My Grandfather’s Passport My golf clubs and I are leaving for Scotland in a couple of days, so I’ve started piling up stuff. I used a big paperclip to attach my passport to my itinerary, to make me less likely to forget it, and while I was digging around for some other things I found an old passport of my grandfather’s:

It was issued the summer of 1927, when he was thirty-nine and my grandmother was thirty-one. Wives in those days didn’t need their own passports, because under what conceivable circumstances would a married woman travel abroad by herself? My grandmother didn’t even need to sign the photograph. (Women, by that point, had been allowed to vote in just two U.S. presidential elections. Travel-wise, they were still luggage.)

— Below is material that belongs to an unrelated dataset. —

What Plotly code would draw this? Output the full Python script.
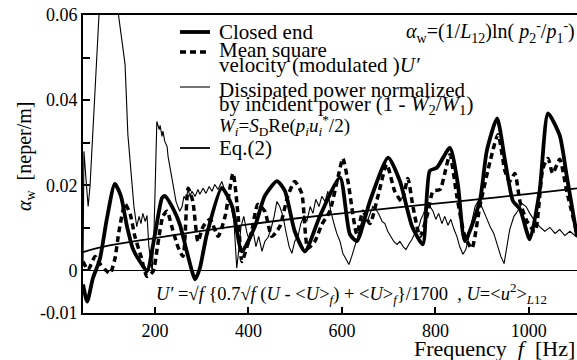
import plotly.graph_objects as go

# ---- data ----
closed_f = [46, 55, 67, 82, 97, 114, 127, 140, 153, 172, 183, 200, 215, 221, 238, 253, 268, 286, 296, 311,
            343, 365, 386, 414, 435, 461, 478, 499, 521, 553, 596, 617, 632, 660, 699, 724, 750, 773, 788, 803,
            831, 848, 863, 895, 910, 932, 949, 966, 981, 1002, 1023, 1041, 1066, 1081, 1103]
closed_v = [-0.0033, -0.0073, -0.0019, 0.0026, 0.0121, 0.0203, 0.0175, 0.0104, 0.005, 0.0014, -0.0002, 0.0085,
            0.017, 0.0175, 0.0147, 0.0109, 0.0045, -0.0021, 0.0005, 0.0085, 0.0194, 0.0151, 0.0045, 0.0104,
            0.0175, 0.021, 0.0187, 0.0092, 0.0045, 0.0128, 0.0218, 0.0085, 0.0069, 0.0163, 0.0265, 0.021,
            0.0104, 0.0061, 0.0234, 0.0241, 0.0288, 0.0203, 0.0069, 0.0163, 0.0281, 0.0357, 0.0258, 0.0163,
            0.0144, 0.0073, 0.0187, 0.0369, 0.0317, 0.0222, 0.008]

msv_f = [46, 57, 72, 82, 93, 104, 114, 123, 136, 147, 157, 170, 183, 196, 206, 217, 226, 236, 249, 260,
         271, 281, 292, 303, 318, 335, 350, 367, 378, 386, 397, 407, 420, 435, 450, 467, 484, 499, 514, 527,
         542, 557, 574, 592, 602, 613, 632, 645, 660, 677, 696, 713, 728, 741, 752, 767, 782, 795, 810, 820,
         831, 846, 863, 878, 895, 917, 934, 949, 959, 970, 981, 996, 1013, 1030, 1041, 1051, 1066, 1081, 1103]
msv_v = [0.0021, 0.0002, 0.0033, 0.0016, 0.0002, -0.0007, 0.0026, 0.0092, 0.0156, 0.0132, 0.008, 0.0033,
         -0.0014, -0.0002, 0.0061, 0.0127, 0.0139, 0.0103, 0.0056, 0.0033, 0.0193, 0.0162, 0.0068, 0.0103,
         0.012, 0.008, 0.0127, 0.0228, 0.0127, 0.0021, 0.0056, 0.0092, 0.0155, 0.0139, 0.008, 0.0103, 0.0174,
         0.0209, 0.0181, 0.0052, 0.0068, 0.0108, 0.0139, 0.0221, 0.0263, 0.0209, 0.0085, 0.0139, 0.011,
         0.0174, 0.0249, 0.0186, 0.0162, 0.0216, 0.015, 0.008, 0.0127, 0.0186, 0.019, 0.0228, 0.0272, 0.0174,
         0.008, 0.0052, 0.015, 0.0256, 0.0319, 0.0233, 0.0209, 0.0228, 0.0162, 0.0115, 0.0092, 0.024, 0.0263,
         0.0228, 0.0261, 0.0186, 0.0087]

diss_f = [46, 48, 52, 57, 61, 67, 74, 80, 84, 99, 114, 121, 130, 136, 142, 147, 151, 155, 161, 166, 170, 174,
          179, 183, 187, 191, 194, 198, 200, 204, 209, 211, 215, 217, 221, 226, 228, 232, 236, 241, 245, 249,
          253, 258, 262, 266, 271, 275, 279, 286, 292, 296, 303, 309, 316, 322, 328, 335, 343, 350, 356, 363,
          369, 373, 375, 380, 384, 390, 397, 403, 410, 416, 422, 429, 435, 442, 448, 455, 461, 467, 474, 480,
          487, 493, 499, 506, 512, 519, 525, 532, 538, 544, 551, 557, 564, 570, 576, 583, 589, 596, 602, 609,
          615, 621, 628, 634, 641, 647, 654, 660, 666, 673, 679, 686, 692, 698, 705, 711, 718, 724, 731, 737,
          743, 750, 756, 763, 769, 775, 782, 788, 795, 801, 807, 814, 820, 827, 833, 840, 846, 852, 859, 865,
          872, 878, 885, 891, 899, 908, 917, 925, 934, 940, 947, 953, 959, 968, 976, 985, 994, 1002, 1013,
          1023, 1034, 1045, 1056, 1066, 1077, 1088, 1103]
diss_v = [0.0009, 0.028, 0.0221, 0.015, 0.0197, 0.0327, 0.0467, 0.0585, 0.068, 0.0726, 0.068, 0.0608, 0.0538,
          0.0484, 0.0319, 0.0256, 0.0202, 0.015, 0.0103, 0.0127, 0.011, 0.0134, 0.0115, 0.0129, 0.0056, 0.0016,
          -0.0002, 0.0092, 0.0209, 0.035, 0.0331, 0.0341, 0.0315, 0.0327, 0.0303, 0.0291, 0.0268, 0.0244,
          0.0214, 0.019, 0.0162, 0.015, 0.0139, 0.015, 0.0174, 0.0167, 0.019, 0.0174, 0.0186, 0.0174, 0.019,
          0.0179, 0.0193, 0.0181, 0.0197, 0.0186, 0.0202, 0.019, 0.0209, 0.0186, 0.0169, 0.015, 0.0115, 0.0056,
          0.0005, 0.0056, 0.0103, 0.0127, 0.0087, 0.0068, 0.0092, 0.0056, 0.008, 0.0045, 0.0068, 0.0078, 0.0096,
          0.0127, 0.0162, 0.015, 0.0127, 0.0092, 0.0056, 0.004, 0.0068, 0.008, 0.011, 0.0129, 0.0115, 0.015,
          0.0134, 0.0167, 0.015, 0.0174, 0.0162, 0.0186, 0.0139, 0.011, 0.0087, 0.0068, 0.004, 0.0026, 0.0014,
          0.0033, 0.0056, 0.008, 0.011, 0.0127, 0.0115, 0.0134, 0.015, 0.0143, 0.0132, 0.0115, 0.011, 0.0092,
          0.008, 0.0068, 0.0061, 0.0068, 0.0056, 0.0049, 0.0061, 0.0073, 0.0087, 0.0096, 0.012, 0.0134, 0.0162,
          0.015, 0.0139, 0.012, 0.0134, 0.011, 0.0127, 0.0106, 0.012, 0.0096, 0.008, 0.0056, 0.0038, 0.0049,
          0.008, 0.0115, 0.015, 0.0162, 0.015, 0.0127, 0.0103, 0.0087, 0.0056, 0.0033, 0.0016, 0.0056, 0.0096,
          0.0127, 0.0139, 0.0157, 0.015, 0.0134, 0.0115, 0.0103, 0.0092, 0.0101, 0.0087, 0.0096, 0.0082,
          0.0092, 0.0078]

eq_f = [46, 100, 200, 300, 400, 500, 600, 700, 800, 900, 1000, 1103]
eq_v = [0.0043, 0.0058, 0.0076, 0.0093, 0.0108, 0.0122, 0.0134, 0.0146, 0.0157, 0.0168, 0.018, 0.0193]

x_ticks = [200, 400, 600, 800, 1000]
y_ticks = [-0.01, 0, 0.01, 0.02, 0.03, 0.04, 0.05, 0.06]
y_ticktext = ["-0.01", "0", "", "0.02", "", "0.04", "", "0.06"]

FONT = "Liberation Serif, Times New Roman, DejaVu Serif, serif"

fig = go.Figure()
fig.add_trace(go.Scatter(x=diss_f, y=diss_v, mode="lines", line=dict(color="black", width=1.1),
                         showlegend=False))
fig.add_trace(go.Scatter(x=eq_f, y=eq_v, mode="lines", line=dict(color="black", width=1.8, shape="spline"),
                         showlegend=False))
fig.add_trace(go.Scatter(x=msv_f, y=msv_v, mode="lines",
                         line=dict(color="black", width=3.5, dash="6px,4px", shape="spline", smoothing=0.6),
                         showlegend=False))
fig.add_trace(go.Scatter(x=closed_f, y=closed_v, mode="lines",
                         line=dict(color="black", width=3.8, shape="spline", smoothing=0.6),
                         showlegend=False))

L, T, PW, PH = 83, 15, 494, 298


def px(x):
    return (x - L) / PW


def py(y):
    return (T + PH - y) / PH


# legend samples
samples = [(32, 3.8, "solid"), (52, 3.5, "6px,4px"), (87, 1.1, "solid"), (148, 1.8, "solid")]
for yy, w, d in samples:
    fig.add_shape(type="line", xref="paper", yref="paper", x0=px(180), x1=px(210), y0=py(yy), y1=py(yy),
                  line=dict(color="black", width=w, dash=d))

legend_lines = [
    (32, "Closed end"),
    (50, "Mean square"),
    (65, "velocity (modulated )<i>U′</i>"),
    (90, "Dissipated power normalized"),
    (105, "by incident power (1 - <i>W</i><sub>2</sub>/<i>W</i><sub>1</sub>)"),
    (125, "<i>W<sub>i</sub></i>=<i>S</i><sub>D</sub>Re(<i>p<sub>i</sub>u<sub>i</sub></i><sup>*</sup>/2)"),
    (148, "Eq.(2)"),
]
annotations = []
for yy, txt in legend_lines:
    fs = 19 if yy == 125 else 21
    annotations.append(dict(x=px(217), y=py(yy), xref="paper", yref="paper", xanchor="left", yanchor="middle",
                            text=txt, showarrow=False, font=dict(family=FONT, size=fs, color="black")))

annotations.append(dict(x=1.0, y=py(32), xref="paper", yref="paper", xanchor="right", yanchor="middle",
                        text="<i>α</i><sub>w</sub>=(1/<i>L</i><sub>12</sub>)ln( <i>p</i><sub>2</sub><sup>-</sup>/<i>p</i><sub>1</sub><sup>-</sup>)",
                        showarrow=False, font=dict(family=FONT, size=20, color="black")))
annotations.append(dict(x=px(154), y=py(293), xref="paper", yref="paper", xanchor="left", yanchor="middle",
                        text="<i>U′</i> =√<i>f</i> {0.7√<i>f</i> (<i>U</i> - &lt;<i>U</i>&gt;<sub><i>f</i></sub>) + &lt;<i>U</i>&gt;<sub><i>f</i></sub>}/1700  , <i>U</i>=&lt;<i>u</i><sup>2</sup>&gt;<sub><i>L</i>12</sub>",
                        showarrow=False, font=dict(family=FONT, size=18.5, color="black")))
annotations.append(dict(x=1.0, y=py(348), xref="paper", yref="paper", xanchor="right", yanchor="middle",
                        text="Frequency  <i>f</i>  [Hz]", showarrow=False,
                        font=dict(family=FONT, size=22, color="black")))
annotations.append(dict(x=px(25), y=py(157), xref="paper", yref="paper", xanchor="center", yanchor="middle",
                        text="<i>α</i><sub>w</sub>  [neper/m]", textangle=-90, showarrow=False,
                        font=dict(family=FONT, size=20, color="black")))

fig.update_layout(
    width=577, height=360,
    margin=dict(l=L, r=0, t=T, b=360 - T - PH),
    paper_bgcolor="white", plot_bgcolor="white",
    font=dict(family=FONT, size=18, color="black"),
    annotations=annotations,
    xaxis=dict(range=[46, 1103], tickvals=x_ticks, ticks="inside", ticklen=6, tickwidth=1.5,
               tickcolor="black", showline=True, linewidth=2, linecolor="black", mirror=True,
               showgrid=False, zeroline=False, tickfont=dict(size=18)),
    yaxis=dict(range=[-0.01, 0.06], tickvals=y_ticks, ticktext=y_ticktext, ticks="inside", ticklen=7,
               tickwidth=1.5, tickcolor="black", showline=True, linewidth=2, linecolor="black",
               showgrid=False, zeroline=True, zerolinecolor="black", zerolinewidth=1.3,
               tickfont=dict(size=18)),
)

fig.write_html("out.html", config={"displayModeBar": False},
               post_script="document.body.style.margin='0';")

Visas were minor works of art in the 1920s, and they included real signatures by real officials. Here’s the British one:

And the Italian one:

International travel was far less common—U.S. passports were valid for just two years and could be limited to less—and going abroad involved extraordinary quantities of luggage. I remember playing with my grandparents’ old steamer trunks, almost forty years later, in my grandmother’s attic. The trunks were the size of small rooms, and they had drawers and doors and shelves and clothes rods, and travelers didn’t necessarily limit themselves to one.

I, in contrast, am going to try to get by with my golf bag, a carry-on bag, and my laptop. I’m not even going to pack a tuxedo. More on all that later.